Oddsmakers tag Woods as the favorite anyway
For all the talk of Tiger Woods not being the favorite this week at the Players Championship, the betting public isn’t buying it.
Going off at odds like 6-1 (Ladbrokes) and 7-1 (Bodog), Woods remains the top choice, though his customary margin over the next contender has decreased significantly. Phil Mickelson is listed at 8-1 by both betting services with no one else at better than 20-1.
But is it reasonable to expect Woods can win after the worst 36 holes of his professional career, a 74-79 — 153 at Quail Hollow, where he missed the cut by eight strokes and finished tied for 140th in a field of 156?
“It’s getting better no doubt,” Woods said to reporters Tuesday. “It couldn’t get any worse.”
But in a practice round Tuesday at the legendarily difficult TPC Sawgrass, a course that demands precision over length, Woods hit several balls into water hazards. When asked what went wrong at Quail Hollow, Woods said it was everything.
“I didn’t hit the ball very good, didn’t think myself around the golf course very well and didn’t putt well, didn’t chip well,” Woods said. “I teed up really well. I didn’t have any balls fall off tees. It was good. It just kind of got worse from there.”
Woods has a history of rebounding from the few missed cuts of his professional career, finishing in the top five in four of six occasions. But in each of those tournaments, Woods had taken at least a week off to regain his stroke.
Woods compared his recent woes and the state of his game to 2006, when he missed the cut at the U.S. Open after the death of his father. Woods also admitted Tuesday to being distracted by the changes he is trying to make in his life and rattled by the unwanted attention he has received along with revelations of his extramarital affairs.

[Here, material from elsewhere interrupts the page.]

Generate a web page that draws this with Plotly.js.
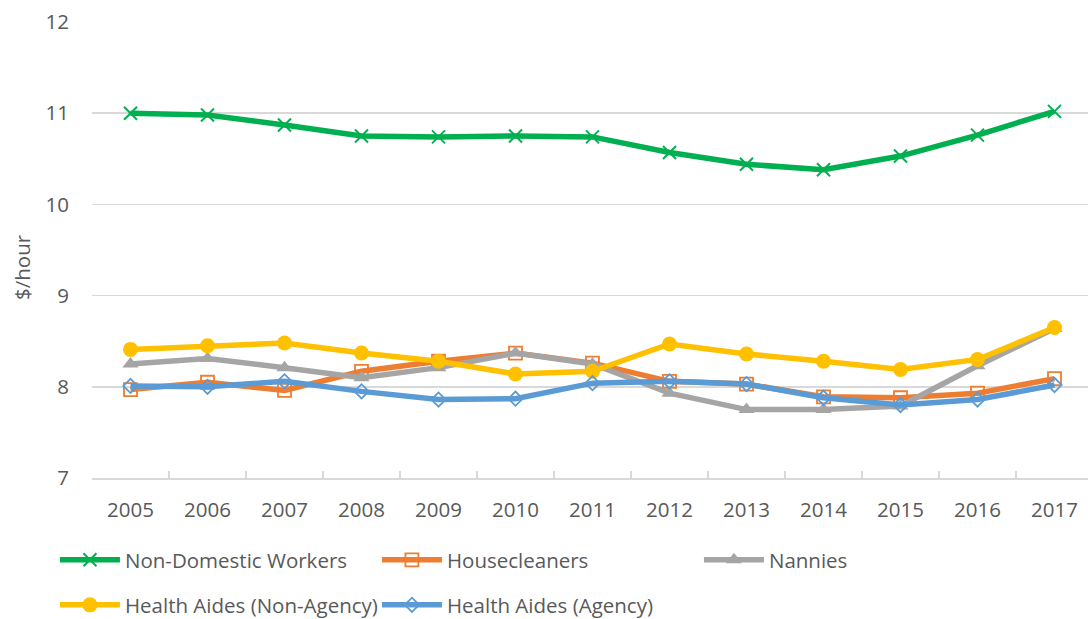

“A lot of people, when they go through treatment, they’re able to make these adjustments in anonymity. I’m not, and that makes it a lot more difficult,” Woods said. “[I] certainly didn’t have the distractions last time getting ready for events. You know, helicopters don’t normally fly over you on the range and kind of hover and film you. That wasn’t the case [in 2006], but that’s the case now.”
The Players has not been kind to Woods, who has finished out of the top 10 more times at Sawgrass (eight) than in any other pro tournament and won just once (2001). One of Woods’ fondest memories, however, came at Sawgrass in 1994, when he won his first of three straight U.S. Amateur titles.
After all that has happened since, it will be interesting to see whether Woods can recapture his magic this weekend. He tees off Thursday at 1:28 p.m., playing with Ian Poulter and Hunter Mahan.
Poulter, the runner-up last year, expects, like the betting public, to see Woods rebound.
“You can never write the No. 1 in the world off at any stage. You know, the discussion four weeks ago would have been how poor a season Mickelson had had to that point, which everybody was talking about, and you can see what great players in the world can do very quickly,” Poulter said. “He found something in his swing on the range, and he goes out and wins the Masters. How impressive a last 18 holes he shot around there, and you can see what that’s done to his year. And I would expect Tiger to be doing something very similar.”